If you loved the 2003 Sands of Time because it taught you to respect ledges and the cost of a single bad jump, the remake on PS4 will mostly give you that same education - albeit with a different haircut. The core loop of precise platforming, combat that rewards timing, and resource-managed time powers is intact and often improved with modern controls and clearer feedback. What holds it back from perfection is an identity wobble: the remake had a messy public development and a visual style that split opinions, and the delays and dev-team switches are visible in places where polish still needs to settle in. That said, the challenge design is respectful of the original: it demands spatial skill, timing, puzzle logic and patience, and it rewards players who are willing to learn the Prince's dance.

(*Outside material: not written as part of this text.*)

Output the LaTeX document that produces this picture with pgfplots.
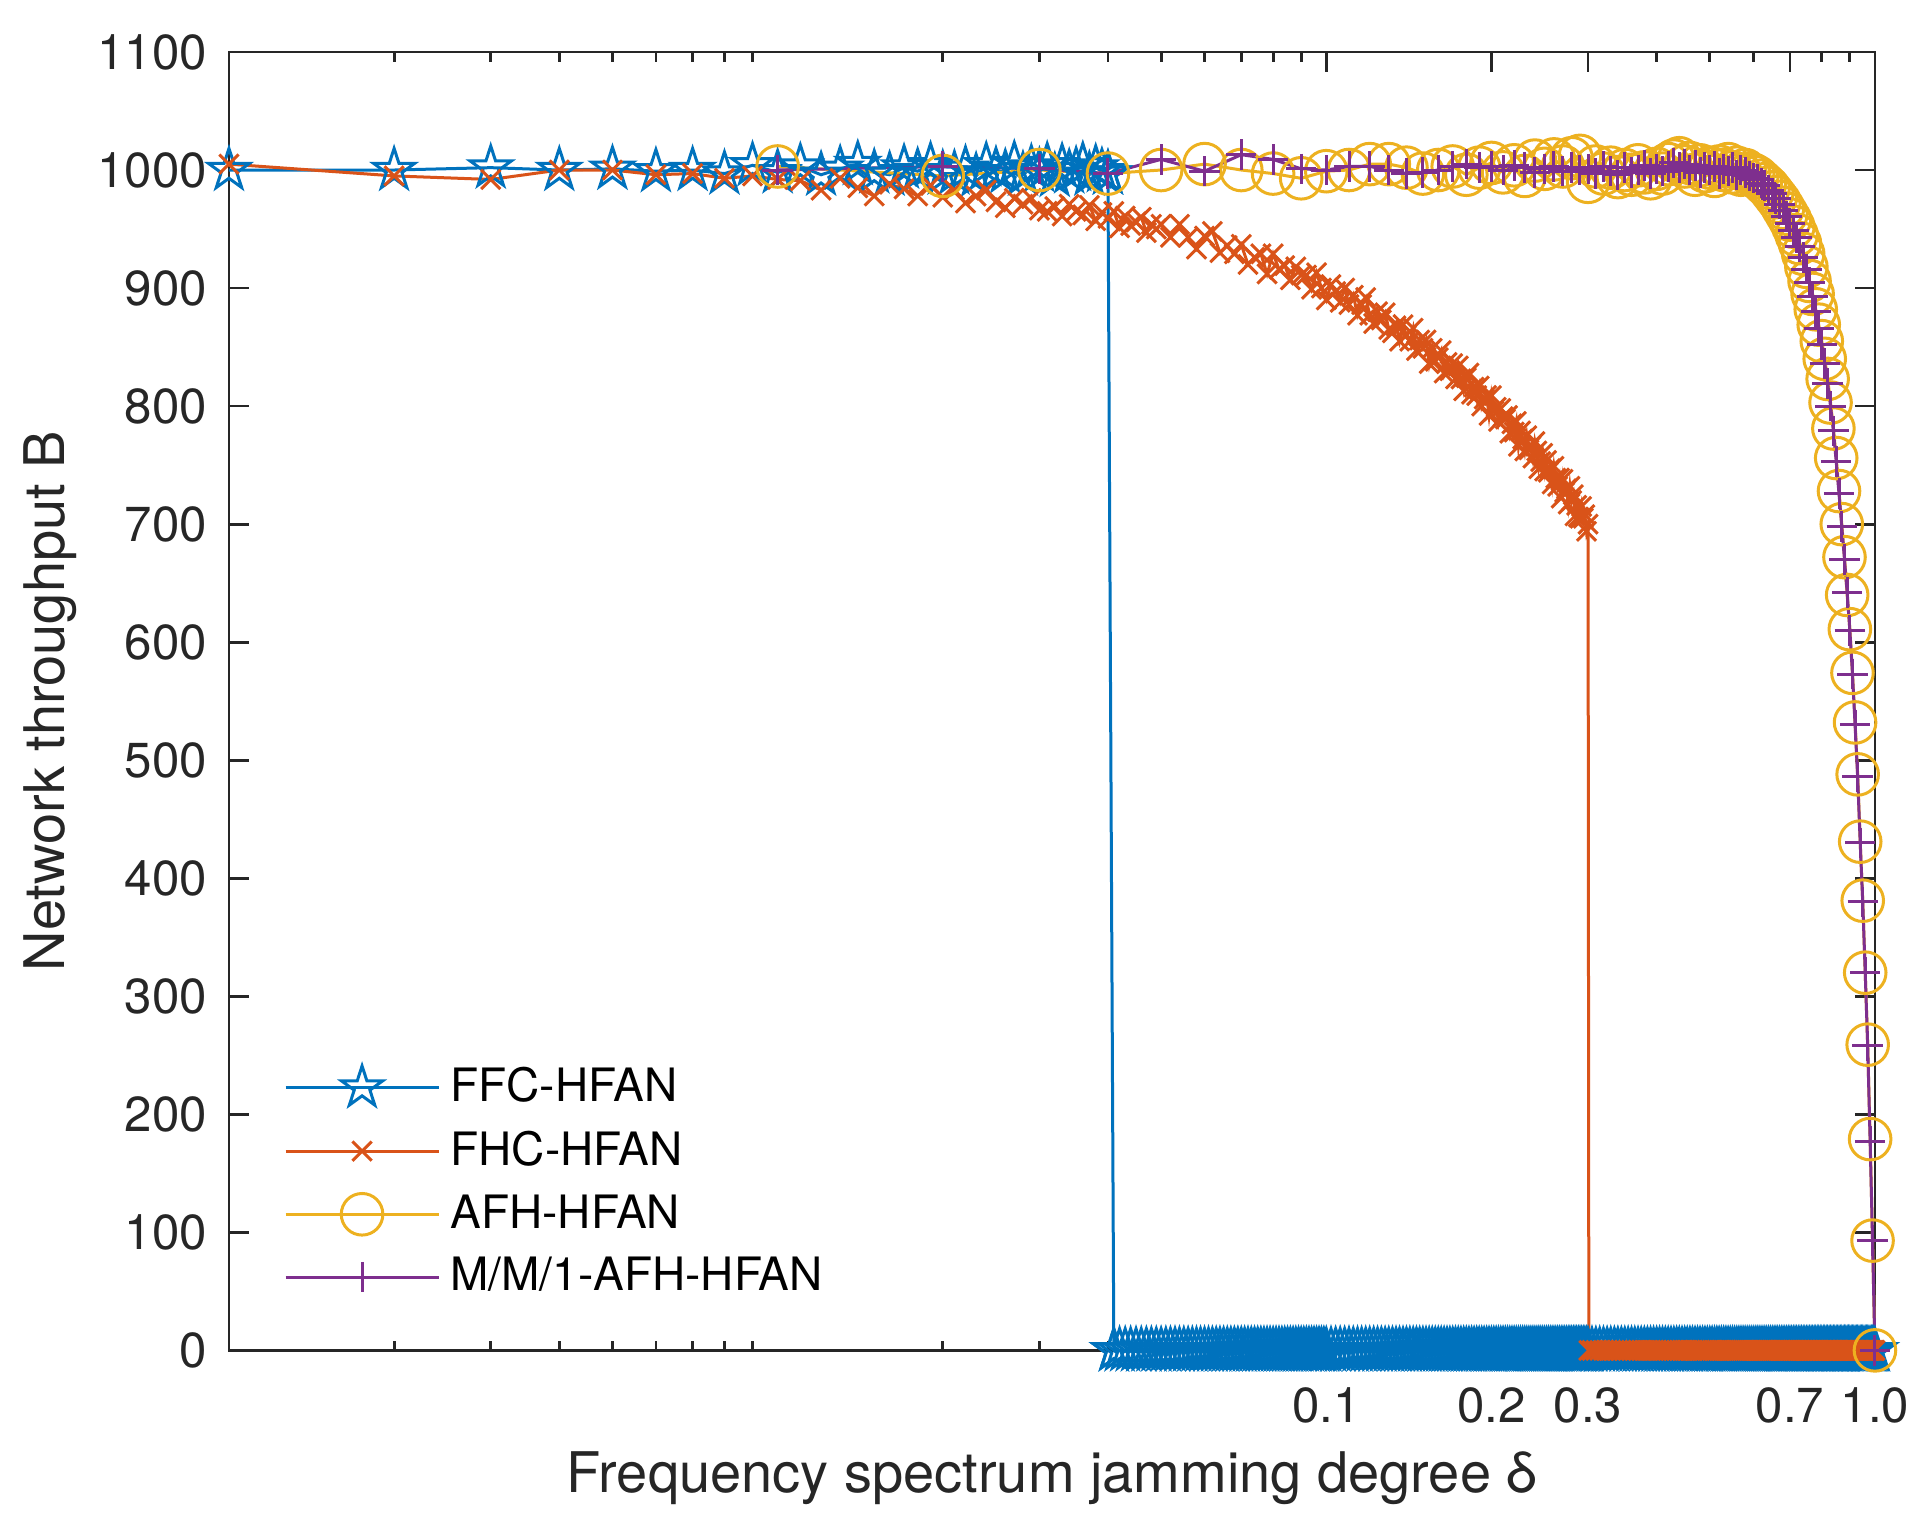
\documentclass[border=0pt]{standalone}
\usepackage{fontspec}
\setmainfont{TeX Gyre Heros}
\usepackage{pgfplots}
\pgfplotsset{compat=1.18}
\usetikzlibrary{plotmarks}
\definecolor{mblue}{rgb}{0,0.447,0.741}
\definecolor{morange}{rgb}{0.85,0.325,0.098}
\definecolor{myellow}{rgb}{0.929,0.694,0.125}
\definecolor{mpurple}{rgb}{0.494,0.184,0.556}
\definecolor{axgray}{rgb}{0.15,0.15,0.15}
\pgfdeclareplotmark{ostar}{%
  \pgfpathmoveto{\pgfpointpolar{90}{\pgfplotmarksize}}%
  \pgfpathlineto{\pgfpointpolar{126}{0.382\pgfplotmarksize}}%
  \pgfpathlineto{\pgfpointpolar{162}{\pgfplotmarksize}}%
  \pgfpathlineto{\pgfpointpolar{198}{0.382\pgfplotmarksize}}%
  \pgfpathlineto{\pgfpointpolar{234}{\pgfplotmarksize}}%
  \pgfpathlineto{\pgfpointpolar{270}{0.382\pgfplotmarksize}}%
  \pgfpathlineto{\pgfpointpolar{306}{\pgfplotmarksize}}%
  \pgfpathlineto{\pgfpointpolar{342}{0.382\pgfplotmarksize}}%
  \pgfpathlineto{\pgfpointpolar{18}{\pgfplotmarksize}}%
  \pgfpathlineto{\pgfpointpolar{54}{0.382\pgfplotmarksize}}%
  \pgfpathclose\pgfusepathqstroke}

% zero stretches (x, y)
\pgfplotstableread{
x y
0.041 0
0.042 0
0.043 0
0.044 0
0.045 0
0.046 0
0.047 0
0.048 0
0.049 0
0.050 0
0.051 0
0.052 0
0.053 0
0.054 0
0.055 0
0.056 0
0.057 0
0.058 0
0.059 0
0.060 0
0.061 0
0.062 0
0.063 0
0.064 0
0.065 0
0.066 0
0.067 0
0.068 0
0.069 0
0.070 0
0.071 0
0.072 0
0.073 0
0.074 0
0.075 0
0.076 0
0.077 0
0.078 0
0.079 0
0.080 0
0.081 0
0.082 0
0.083 0
0.084 0
0.085 0
0.086 0
0.087 0
0.088 0
0.089 0
0.090 0
0.091 0
0.092 0
0.093 0
0.094 0
0.095 0
0.096 0
0.097 0
0.098 0
0.099 0
0.100 0
0.102 0
0.104 0
0.106 0
0.108 0
0.110 0
0.112 0
0.114 0
0.116 0
0.118 0
0.120 0
0.122 0
0.124 0
0.126 0
0.128 0
0.130 0
0.132 0
0.134 0
0.136 0
0.138 0
0.140 0
0.142 0
0.144 0
0.146 0
0.148 0
0.150 0
0.152 0
0.154 0
0.156 0
0.158 0
0.160 0
0.162 0
0.164 0
0.166 0
0.168 0
0.170 0
0.172 0
0.174 0
0.176 0
0.178 0
0.180 0
0.182 0
0.184 0
0.186 0
0.188 0
0.190 0
0.192 0
0.194 0
0.196 0
0.198 0
0.200 0
0.202 0
0.204 0
0.206 0
0.208 0
0.210 0
0.212 0
0.214 0
0.216 0
0.218 0
0.220 0
0.222 0
0.224 0
0.226 0
0.228 0
0.230 0
0.232 0
0.234 0
0.236 0
0.238 0
0.240 0
0.242 0
0.244 0
0.246 0
0.248 0
0.250 0
0.252 0
0.254 0
0.256 0
0.258 0
0.260 0
0.262 0
0.264 0
0.266 0
0.268 0
0.270 0
0.272 0
0.274 0
0.276 0
0.278 0
0.280 0
0.282 0
0.284 0
0.286 0
0.288 0
0.290 0
0.292 0
0.294 0
0.296 0
0.298 0
0.300 0
}\zerosA

\pgfplotstableread{
x y
0.305 0
0.310 0
0.315 0
0.320 0
0.325 0
0.330 0
0.335 0
0.340 0
0.345 0
0.350 0
0.355 0
0.360 0
0.365 0
0.370 0
0.375 0
0.380 0
0.385 0
0.390 0
0.395 0
0.400 0
0.405 0
0.410 0
0.415 0
0.420 0
0.425 0
0.430 0
0.435 0
0.440 0
0.445 0
0.450 0
0.455 0
0.460 0
0.465 0
0.470 0
0.475 0
0.480 0
0.485 0
0.490 0
0.495 0
0.500 0
0.505 0
0.510 0
0.515 0
0.520 0
0.525 0
0.530 0
0.535 0
0.540 0
0.545 0
0.550 0
0.555 0
0.560 0
0.565 0
0.570 0
0.575 0
0.580 0
0.585 0
0.590 0
0.595 0
0.600 0
0.605 0
0.610 0
0.615 0
0.620 0
0.625 0
0.630 0
0.635 0
0.640 0
0.645 0
0.650 0
0.655 0
0.660 0
0.665 0
0.670 0
0.675 0
0.680 0
0.685 0
0.690 0
0.695 0
0.700 0
0.705 0
0.710 0
0.715 0
0.720 0
0.725 0
0.730 0
0.735 0
0.740 0
0.745 0
0.750 0
0.755 0
0.760 0
0.765 0
0.770 0
0.775 0
0.780 0
0.785 0
0.790 0
0.795 0
0.800 0
0.805 0
0.810 0
0.815 0
0.820 0
0.825 0
0.830 0
0.835 0
0.840 0
0.845 0
0.850 0
0.855 0
0.860 0
0.865 0
0.870 0
0.875 0
0.880 0
0.885 0
0.890 0
0.895 0
0.900 0
0.905 0
0.910 0
0.915 0
0.920 0
0.925 0
0.930 0
0.935 0
0.940 0
0.945 0
0.950 0
0.955 0
0.960 0
0.965 0
0.970 0
0.975 0
0.980 0
0.985 0
0.990 0
0.995 0
1.000 0
}\zerosB

\begin{document}
\begin{tikzpicture}
\useasboundingbox (-57.25pt,-44.65pt) rectangle (425.75pt,337.6pt);
\begin{axis}[
  scale only axis, width=411.5pt, height=324.6pt,
  at={(0pt,0pt)}, anchor=south west,
  xmode=log, xmin=0.001, xmax=1, ymin=0, ymax=1100,
  xtick={0.1,0.2,0.3,0.7,1}, xticklabels={0.1,0.2,0.3,0.7,1.0},
  minor xtick={0.002,0.003,0.004,0.005,0.006,0.007,0.008,0.009,0.02,0.03,0.04,0.05,0.06,0.07,0.08,0.09,0.4,0.5,0.6,0.8,0.9},
  ytick={0,100,...,1100},
  /pgf/number format/assume math mode=true,
  /pgf/number format/1000 sep={},
  tick pos=both, tick align=inside,
  major tick length=5pt, minor tick length=2.4pt,
  every tick/.style={axgray, line width=0.7pt},
  axis line style={axgray, line width=0.7pt},
  ticklabel style={font=\fontsize{12.3}{14}\selectfont, text=axgray},
  xticklabel style={yshift=-5.9pt},
  yticklabel style={xshift=-2pt},
  xlabel={Frequency spectrum jamming degree δ},
  ylabel={Network throughput B},
  label style={font=\fontsize{14}{16}\selectfont, text=axgray},
  xlabel style={at={(axis description cs:0.5,0)}, anchor=center, yshift=-32pt},
  ylabel style={at={(axis description cs:-0.1088,0.5)}, anchor=center},
  clip=false,
  legend image code/.code={\draw[mark repeat=2,mark phase=2] plot coordinates {(0pt,0pt) (19.1pt,0pt) (38.25pt,0pt)};},
  legend style={draw=none, fill=none, font=\fontsize{11.5}{13}\selectfont,
    at={(rel axis cs:0,0)}, anchor=south west, xshift=13.6pt, yshift=12.7pt,
    inner xsep=0pt, inner ysep=0pt, row sep=4.8pt,
    nodes={inner ysep=0.5pt, inner xsep=2.6pt}},
  legend cell align=left,
]
\addplot[mblue, line width=0.75pt, mark=ostar, mark size=5.4pt, mark options={solid}] coordinates {
(0.001,1000)(0.002,1000)(0.003,1002)(0.004,1000)(0.005,1001)(0.006,999)(0.007,1000)(0.008,997)(0.009,1004)(0.010,998)
(0.011,1003)(0.012,996)(0.013,1001)(0.014,1005)(0.015,998)(0.016,996)(0.017,1002)(0.018,999)(0.019,1004)(0.020,997)
(0.021,997)(0.022,1001)(0.023,995)(0.024,1004)(0.025,1000)(0.026,998)(0.027,1005)(0.028,996)(0.029,1002)(0.030,999)
(0.031,1004)(0.032,995)(0.033,1003)(0.034,998)(0.035,1000)(0.036,1004)(0.037,996)(0.038,1002)(0.039,999)(0.040,997)
};
\addlegendentry{FFC-HFAN}
\addplot[mblue, line width=0.75pt, mark=ostar, mark size=5.4pt, mark options={solid}, forget plot] coordinates {(0.040,997)(0.041,0)};
\addplot[mblue, line width=0.75pt, mark=ostar, mark size=5.4pt, mark options={solid}, forget plot] table {\zerosA};
\addplot[mblue, line width=0.75pt, mark=ostar, mark size=5.4pt, mark options={solid}, forget plot] table {\zerosB};

\addplot[morange, line width=0.75pt, mark=x, mark size=3.4pt, mark options={solid}] coordinates {
(0.001,1005)(0.002,995)(0.003,992)(0.004,1000)(0.005,1000)(0.006,996)(0.007,997)(0.008,993)(0.009,995)(0.010,992)
(0.011,991)(0.012,983)(0.013,993)(0.014,985)(0.015,978)(0.016,988)(0.017,984)(0.018,978)(0.019,987)(0.020,977)
(0.021,983)(0.022,972)(0.023,978)(0.024,983)(0.025,973)(0.026,968)(0.027,976)(0.028,971)(0.029,976)(0.030,966)
(0.031,965)(0.032,969)(0.033,961)(0.034,971)(0.035,965)(0.036,962)(0.037,970)(0.038,957)(0.039,964)(0.040,959)
(0.041,965)(0.042,951)(0.043,961)(0.044,953)(0.045,956)(0.046,960)(0.047,947)(0.048,954)(0.049,950)(0.050,954)
(0.052,943)(0.054,954)(0.056,943)(0.058,933)(0.060,944)(0.062,948)(0.064,930)(0.066,936)(0.068,929)(0.070,937)
(0.072,920)(0.074,926)(0.076,929)(0.078,912)(0.080,929)(0.082,916)(0.084,919)(0.086,907)(0.088,918)(0.090,911)
(0.092,911)(0.094,899)(0.096,913)(0.098,900)(0.100,890)(0.102,903)(0.104,897)(0.106,888)(0.108,900)(0.110,886)
(0.112,894)(0.114,877)(0.116,886)(0.118,892)(0.120,877)(0.122,870)(0.124,880)(0.126,873)(0.128,879)(0.130,865)
(0.132,862)(0.134,868)(0.136,855)(0.138,869)(0.140,860)(0.142,855)(0.144,866)(0.146,847)(0.148,856)(0.150,849)
(0.152,856)(0.154,836)(0.156,849)(0.158,838)(0.160,841)(0.162,847)(0.164,828)(0.166,837)(0.168,830)(0.170,836)
(0.172,823)(0.174,834)(0.176,823)(0.178,813)(0.180,824)(0.182,828)(0.184,810)(0.186,816)(0.188,809)(0.190,817)
(0.192,800)(0.194,806)(0.196,809)(0.198,792)(0.200,809)(0.202,796)(0.204,799)(0.206,787)(0.208,798)(0.210,791)
(0.212,789)(0.214,792)(0.216,777)(0.218,785)(0.220,778)(0.222,787)(0.224,766)(0.226,779)(0.228,772)(0.230,762)
(0.232,775)(0.234,763)(0.236,766)(0.238,756)(0.240,770)(0.242,762)(0.244,747)(0.246,753)(0.248,760)(0.250,745)
(0.252,754)(0.254,744)(0.256,747)(0.258,734)(0.260,749)(0.262,739)(0.264,732)(0.266,739)(0.268,722)(0.270,738)
(0.272,727)(0.274,730)(0.276,717)(0.278,732)(0.280,720)(0.282,725)(0.284,707)(0.286,716)(0.288,706)(0.290,705)
(0.292,715)(0.294,705)(0.296,708)(0.298,694)(0.300,700)(0.301,0)
};
\addlegendentry{FHC-HFAN}
\addplot[morange, line width=0.75pt, mark=x, mark size=3.4pt, mark options={solid}, forget plot] table {\zerosB};

\addplot[myellow, line width=0.75pt, mark=o, mark size=5.2pt, mark options={solid}] coordinates {
(0.01,1003)(0.02,995)(0.03,1000)(0.04,997)(0.05,1000)(0.06,1005)(0.07,1000)(0.08,997)(0.09,993)(0.10,999)
(0.11,1000)(0.12,1005)(0.13,1005)(0.14,1002)(0.15,997)(0.16,1000)(0.17,1003)(0.18,996)(0.19,1002)(0.20,1006)
(0.21,998)(0.22,1004)(0.23,995)(0.24,1008)(0.25,1001)(0.26,1009)(0.27,1003)(0.28,1010)(0.29,1012)(0.30,990)
(0.31,1003)(0.32,997)(0.33,1002)(0.34,994)(0.35,1000)(0.36,996)(0.37,1004)(0.38,998)(0.39,993)(0.40,1001)
(0.41,997)(0.42,1005)(0.43,1008)(0.44,1010)(0.45,1003)(0.46,1006)(0.47,996)(0.48,1004)(0.49,999)(0.50,1002)
(0.51,995)(0.52,1003)(0.53,1000)(0.54,1005)(0.55,998)(0.56,1002)(0.57,996)(0.58,1000)(0.59,997)(0.60,996)
(0.61,994)(0.62,991)(0.63,988)(0.64,985)(0.65,981)(0.66,977)(0.67,973)(0.68,968)(0.69,963)(0.70,958)
(0.71,952)(0.72,945)(0.73,938)(0.74,929)(0.75,918)(0.76,906)(0.77,895)(0.78,882)(0.79,869)(0.80,855)
(0.81,840)(0.82,823)(0.83,803)(0.84,781)(0.85,756)(0.86,728)(0.87,700)(0.88,672)(0.89,640)(0.90,611)
(0.91,574)(0.92,532)(0.93,488)(0.94,431)(0.95,381)(0.96,320)(0.97,259)(0.98,179)(0.99,93)(1.00,0)
};
\addlegendentry{AFH-HFAN}

\addplot[mpurple, line width=0.75pt, mark=+, mark size=3.8pt, mark options={solid}] coordinates {
(0.01,1000)(0.02,1003)(0.03,1001)(0.04,997)(0.05,1009)(0.06,999)(0.07,1013)(0.08,1009)(0.09,1001)(0.10,1000)
(0.11,1003)(0.12,1003)(0.13,1000)(0.14,997)(0.15,998)(0.16,1000)(0.17,1003)(0.18,1005)(0.19,1002)(0.20,1003)
(0.21,1000)(0.22,1004)(0.23,1002)(0.24,998)(0.25,1001)(0.26,1003)(0.27,999)(0.28,1002)(0.29,1000)(0.30,1001)
(0.31,997)(0.32,1003)(0.33,999)(0.34,996)(0.35,1002)(0.36,998)(0.37,1000)(0.38,1004)(0.39,997)(0.40,1001)
(0.41,999)(0.42,1003)(0.43,1006)(0.44,1002)(0.45,1005)(0.46,1000)(0.47,1004)(0.48,998)(0.49,1002)(0.50,1000)
(0.51,1003)(0.52,997)(0.53,1001)(0.54,999)(0.55,1002)(0.56,996)(0.57,1000)(0.58,998)(0.59,995)(0.60,993)
(0.61,992)(0.62,989)(0.63,987)(0.64,983)(0.65,980)(0.66,976)(0.67,971)(0.68,966)(0.69,961)(0.70,955)
(0.71,949)(0.72,943)(0.73,935)(0.74,926)(0.75,916)(0.76,905)(0.77,893)(0.78,880)(0.79,866)(0.80,852)
(0.81,836)(0.82,819)(0.83,800)(0.84,779)(0.85,753)(0.86,726)(0.87,698)(0.88,670)(0.89,642)(0.90,610)
(0.91,573)(0.92,530)(0.93,486)(0.94,430)(0.95,380)(0.96,320)(0.97,258)(0.98,177)(0.99,93)(1.00,0)
};
\addlegendentry{M/M/1-AFH-HFAN}
\end{axis}
\end{tikzpicture}
\end{document}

If you play for the thrill of landing a near-impossible chain of wall-runs into a perfect time-freeze exploit, or if you enjoy a game that treats mistakes as practice thanks to a generous rewind system, this remake is worth your time on PS4. If you're primarily after blockbuster cinematic fidelity, temper your expectations and listen to the developer commentary: style here is a conscious choice. For players who love being tested - and enjoy the satisfaction of earning success rather than being handed it - the Sands of Time remake is a respectful, if imperfect, modern retelling. It nudges you to become better, and there are worse things in life than a game that insists you level up your thumbs and your brain. Score: 7.5/10 - great bones, solid challenge, polish still in progress.